The sign of $f''(a)$ determines the concavity of $f$ at $a$:

• $f''(a) > 0$: $f$ is concave up at $a$ — the graph curves upward, and the tangent line lies below the graph. This is the 1D condition for a local minimum.
• $f''(a) < 0$: $f$ is concave down at $a$ — the graph curves downward, and the tangent line lies above the graph. This is the 1D condition for a local maximum.

In higher dimensions, the second derivative becomes the Hessian matrix $H_f(a)$, and “concave up” becomes “positive definite” — the multi-dimensional criterion for a local minimum. This is the foundation of Newton’s method and second-order optimization. (The Hessian & Second-Order Analysis (coming soon))

ReLU$(x) = \max(0, x)$ has a corner at $x = 0$ — the same non-differentiability as $|x|$ shifted. In practice, ML frameworks assign a conventional “derivative” at the kink ($0$ or $1$), and this works because:

1. The set of inputs landing exactly on the kink has Lebesgue measure zero — almost every input avoids it. (Sigma-Algebras & Measures (coming soon))
2. The difference quotient from either side is well-defined (it’s $0$ or $1$), so the “gradient” used in practice is the one-sided derivative — which is fine for optimization.
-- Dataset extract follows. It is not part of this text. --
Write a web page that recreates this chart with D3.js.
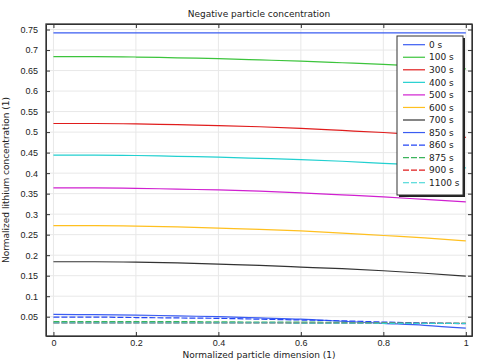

The Weierstrass function shows that pathology can be extreme — continuous everywhere, differentiable nowhere — but such functions don’t arise as loss landscapes in practice. Real neural network losses are piecewise smooth (smooth between the ReLU kinks), and that’s smooth enough for gradient descent.